Temporal and Spatial Feature Fusion Framework for Dynamic Micro Expression Recognition
Feng Liu, Bingyu Nan, Xuezhong Qian, Xiaolan Fu
TL;DR
Dynamic micro-expression recognition is challenged by brief, localized cues that are difficult to model with single modalities. The authors introduce TSFmicro, a dual-stream framework that fuses temporal differences captured by a RetNet-based temporal branch with spatial cues processed by a shallow Transformer spatial branch, using a parallel high-dimensional time-space fusion to learn informative semantic representations. Across CASME II, SAMM, and CAS(ME)^3, TSFmicro achieves state-of-the-art results, with notable gains on small-class categories, and visualization shows better region localization and discriminability. The work underscores the value of multimodal spatio-temporal fusion for robust DMER and opens directions for cross-cultural generalization and interpretability, while noting current limitations and proposing transfer and contrastive learning for future improvements.
Abstract
When emotions are repressed, an individual's true feelings may be revealed through micro-expressions. Consequently, micro-expressions are regarded as a genuine source of insight into an individual's authentic emotions.

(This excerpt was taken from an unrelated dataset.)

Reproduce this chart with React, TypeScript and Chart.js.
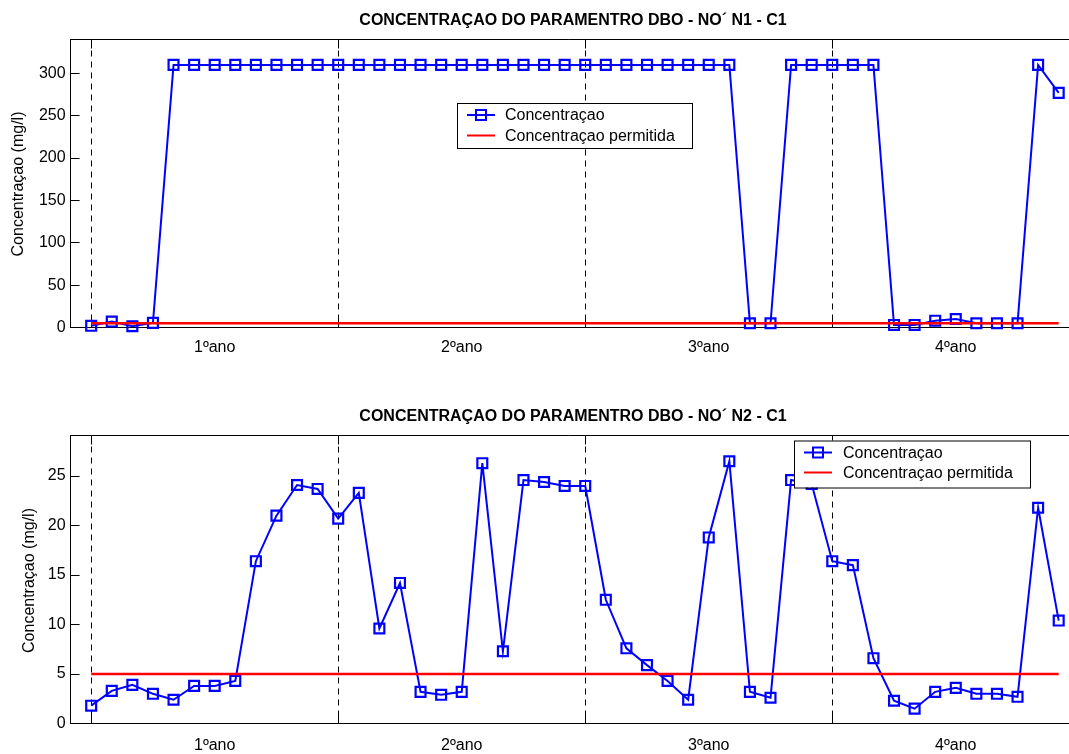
import React, { useEffect, useRef } from "react";
import { Chart, registerables } from "chart.js";

Chart.register(...registerables);

// ---------- data ----------
const months = [
  1, 2, 3, 4, 5, 6, 7, 8, 9, 10, 11, 12,
  13, 14, 15, 16, 17, 18, 19, 20, 21, 22, 23, 24,
  25, 26, 27, 28, 29, 30, 31, 32, 33, 34, 35, 36,
  37, 38, 39, 40, 41, 42, 43, 44, 45, 46, 47, 48,
];

const n1Values = [
  2, 7, 1.5, 5.5, 310, 310, 310, 310, 310, 310, 310, 310,
  310, 310, 310, 310, 310, 310, 310, 310, 310, 310, 310, 310,
  310, 310, 310, 310, 310, 310, 310, 310, 5, 5, 310, 310,
  310, 310, 310, 3, 3, 8, 10, 5, 5, 5, 310, 277,
];

const n2Values = [
  1.8, 3.3, 3.9, 3.0, 2.4, 3.8, 3.8, 4.3, 16.4, 21.0, 24.1, 23.7,
  20.7, 23.3, 9.6, 14.2, 3.2, 2.9, 3.2, 26.3, 7.3, 24.6, 24.4, 24.0,
  24.0, 12.5, 7.6, 5.9, 4.3, 2.4, 18.8, 26.5, 3.2, 2.6, 24.6, 24.2,
  16.4, 16.0, 6.6, 2.3, 1.5, 3.2, 3.6, 3.0, 3.0, 2.7, 21.8, 10.4,
];

const permittedLimit = 5;

const yearGridMonths = [1, 13, 25, 37];
const yearLabelMonths = [7, 19, 31, 43];
const yearLabels = ["1ºano", "2ºano", "3ºano", "4ºano"];

const n1YTicks = [0, 50, 100, 150, 200, 250, 300];
const n2YTicks = [0, 5, 10, 15, 20, 25];

const n1Title = "CONCENTRAÇAO DO PARAMENTRO DBO - NO´ N1 - C1";
const n2Title = "CONCENTRAÇAO DO PARAMENTRO DBO - NO´ N2 - C1";
const yAxisTitle = "Concentraçao (mg/l)";
const legendLabels = ["Concentraçao", "Concentraçao permitida"];

// ---------- drawing ----------
const FONT = "'Liberation Sans', Arial, Helvetica, sans-serif";
const BLUE = "rgb(0,0,255)";
const RED = "rgb(255,0,0)";

const framePlugin = {
  id: "frame",
  beforeDatasetsDraw(chart: any, _args: any, opts: any) {
    const { ctx, chartArea: a, scales } = chart;
    const xs = scales.x;
    const ys = scales.y;
    ctx.save();
    // dashed year grid lines
    ctx.strokeStyle = "#000";
    ctx.lineWidth = 1;
    ctx.setLineDash([6, 5]);
    for (const m of opts.gridX) {
      const px = Math.round(xs.getPixelForValue(m) - 0.5) + 0.5;
      ctx.beginPath();
      ctx.moveTo(px, a.top);
      ctx.lineTo(px, a.bottom);
      ctx.stroke();
    }
    ctx.setLineDash([]);
    // x ticks (inside, top & bottom)
    for (const m of opts.gridX) {
      const px = Math.round(xs.getPixelForValue(m) - 0.5) + 0.5;
      ctx.beginPath();
      ctx.moveTo(px, a.bottom);
      ctx.lineTo(px, a.bottom - 9);
      ctx.moveTo(px, a.top);
      ctx.lineTo(px, a.top + 9);
      ctx.stroke();
    }
    // y ticks (inside)
    for (const v of opts.yTicks) {
      const py = Math.round(ys.getPixelForValue(v) - 0.5) + 0.5;
      ctx.beginPath();
      ctx.moveTo(a.left, py);
      ctx.lineTo(a.left + 9, py);
      ctx.stroke();
    }
    // top border
    ctx.beginPath();
    ctx.moveTo(a.left, a.top);
    ctx.lineTo(a.right, a.top);
    ctx.stroke();
    ctx.restore();
  },
  afterDraw(chart: any, _args: any, opts: any) {
    const { ctx, scales } = chart;
    const xs = scales.x;
    ctx.save();
    ctx.fillStyle = "#000";
    // title
    ctx.font = `bold 16px ${FONT}`;
    ctx.textAlign = "center";
    ctx.textBaseline = "middle";
    ctx.fillText(opts.title, opts.titleX, opts.titleY);
    // year labels
    ctx.font = `16px ${FONT}`;
    yearLabels.forEach((lab, i) => {
      ctx.fillText(lab, xs.getPixelForValue(yearLabelMonths[i]), opts.yearLabelY);
    });
    // y axis title
    ctx.save();
    ctx.translate(opts.yTitleX, opts.yTitleY);
    ctx.rotate(-Math.PI / 2);
    ctx.fillText(yAxisTitle, 0, 0);
    ctx.restore();
    // legend
    const L = opts.legend;
    ctx.fillStyle = "#fff";
    ctx.fillRect(L.left, L.top, L.right - L.left, L.bottom - L.top);
    ctx.strokeStyle = "#000";
    ctx.lineWidth = 1;
    ctx.strokeRect(L.left + 0.5, L.top + 0.5, L.right - L.left, L.bottom - L.top);
    // row 1
    ctx.strokeStyle = BLUE;
    ctx.lineWidth = 2;
    ctx.beginPath();
    ctx.moveTo(L.lineX1, L.row1);
    ctx.lineTo(L.lineX2, L.row1);
    ctx.stroke();
    const mx = (L.lineX1 + L.lineX2) / 2;
    ctx.strokeRect(mx - 5, L.row1 - 5, 10, 10);
    // row 2
    ctx.strokeStyle = RED;
    ctx.lineWidth = 2;
    ctx.beginPath();
    ctx.moveTo(L.lineX1, L.row2);
    ctx.lineTo(L.lineX2, L.row2);
    ctx.stroke();
    ctx.fillStyle = "#000";
    ctx.font = `16px ${FONT}`;
    ctx.textAlign = "left";
    ctx.textBaseline = "middle";
    ctx.fillText(legendLabels[0], L.textX, L.row1 + 1);
    ctx.fillText(legendLabels[1], L.textX, L.row2 + 1);
    ctx.restore();
  },
};

function buildChart(canvas: HTMLCanvasElement, cfg: any) {
  const H = canvas.height;
  return new Chart(canvas, {
    type: "line",
    data: {
      datasets: [
        {
          data: [
            { x: months[0], y: permittedLimit },
            { x: months[months.length - 1], y: permittedLimit },
          ],
          borderColor: RED,
          borderWidth: 2.5,
          pointRadius: 0,
          clip: false,
        },
        {
          data: months.map((m, i) => ({ x: m, y: cfg.values[i] })),
          borderColor: BLUE,
          borderWidth: 2,
          pointStyle: "rect",
          pointRadius: 7,
          pointBorderWidth: 2.2,
          pointBorderColor: BLUE,
          pointBackgroundColor: "rgba(0,0,0,0)",
          tension: 0,
          clip: false,
        },
      ],
    },
    options: {
      animation: false,
      responsive: false,
      devicePixelRatio: 1,
      events: [],
      layout: {
        autoPadding: false,
        padding: { top: cfg.plotTop, left: 0, right: 0, bottom: 0 },
      },
      plugins: {
        legend: { display: false },
        title: { display: false },
        tooltip: { enabled: false },
        frame: cfg.frame,
      },
      scales: {
        x: {
          type: "linear",
          min: 0,
          max: 48.5,
          ticks: { display: false },
          grid: { display: false, drawTicks: false },
          border: { display: true, color: "#000", width: 1 },
          afterFit: (s: any) => {
            s.height = H - cfg.plotBottom;
            s.paddingLeft = 0;
            s.paddingRight = 0;
          },
        },
        y: {
          min: 0,
          max: cfg.yMax,
          afterBuildTicks: (s: any) => {
            s.ticks = cfg.yTicks.map((v: number) => ({ value: v }));
          },
          ticks: {
            color: "#000",
            font: { family: FONT, size: 16 },
            padding: 5,
          },
          grid: { display: false, drawTicks: false },
          border: { display: true, color: "#000", width: 1 },
          afterFit: (s: any) => {
            s.width = 70.6;
          },
        },
      },
    },
    plugins: [framePlugin],
  } as any);
}

export default function App() {
  const topRef = useRef<HTMLCanvasElement>(null);
  const botRef = useRef<HTMLCanvasElement>(null);

  useEffect(() => {
    const c1 = buildChart(topRef.current!, {
      values: n1Values,
      yMax: 340,
      yTicks: n1YTicks,
      plotTop: 39.5,
      plotBottom: 327.5,
      frame: {
        gridX: yearGridMonths,
        yTicks: n1YTicks,
        title: n1Title,
        titleX: 573,
        titleY: 20.5,
        yearLabelY: 348,
        yTitleX: 19,
        yTitleY: 184,
        legend: {
          left: 457,
          right: 692,
          top: 103,
          bottom: 148,
          lineX1: 467,
          lineX2: 495,
          textX: 505,
          row1: 115,
          row2: 135.5,
        },
      },
    });
    const c2 = buildChart(botRef.current!, {
      values: n2Values,
      yMax: 29.1,
      yTicks: n2YTicks,
      plotTop: 58.5,
      plotBottom: 346.5,
      frame: {
        gridX: yearGridMonths,
        yTicks: n2YTicks,
        title: n2Title,
        titleX: 573,
        titleY: 39.5,
        yearLabelY: 369,
        yTitleX: 29.5,
        yTitleY: 203.5,
        legend: {
          left: 794,
          right: 1030,
          top: 63.5,
          bottom: 110.5,
          lineX1: 804,
          lineX2: 832,
          textX: 843,
          row1: 75.5,
          row2: 95.5,
        },
      },
    });
    return () => {
      c1.destroy();
      c2.destroy();
    };
  }, []);

  return (
    <div
      style={{
        position: "fixed",
        left: 0,
        top: 0,
        width: 1069,
        height: 754,
        background: "#fff",
        overflow: "hidden",
      }}
    >
      <canvas ref={topRef} width={1069} height={377} style={{ display: "block" }} />
      <canvas ref={botRef} width={1069} height={377} style={{ display: "block" }} />
    </div>
  );
}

However, the transient and highly localised nature of micro-expressions poses a significant challenge to their accurate recognition, with the accuracy rate of micro-expression recognition being as low as 50%, even for professionals. In order to address these challenges, it is necessary to explore the field of dynamic micro expression recognition (DMER) using multimodal fusion techniques, with special attention to the diverse fusion of temporal and spatial modal features. In this paper, we propose a novel Temporal and Spatial feature Fusion framework for DMER (TSFmicro). This framework integrates a Retention Network (RetNet) and a transformer-based DMER network, with the objective of efficient micro-expression recognition through the capture and fusion of temporal and spatial relations. Meanwhile, we propose a novel parallel time-space fusion method from the perspective of modal fusion, which fuses spatio-temporal information in high-dimensional feature space, resulting in complementary "where-how" relationships at the semantic level and providing richer semantic information for the model. The experimental results demonstrate the superior performance of the TSFmicro method in comparison to other contemporary state-of-the-art methods. This is evidenced by its effectiveness on three well-recognised micro-expression datasets.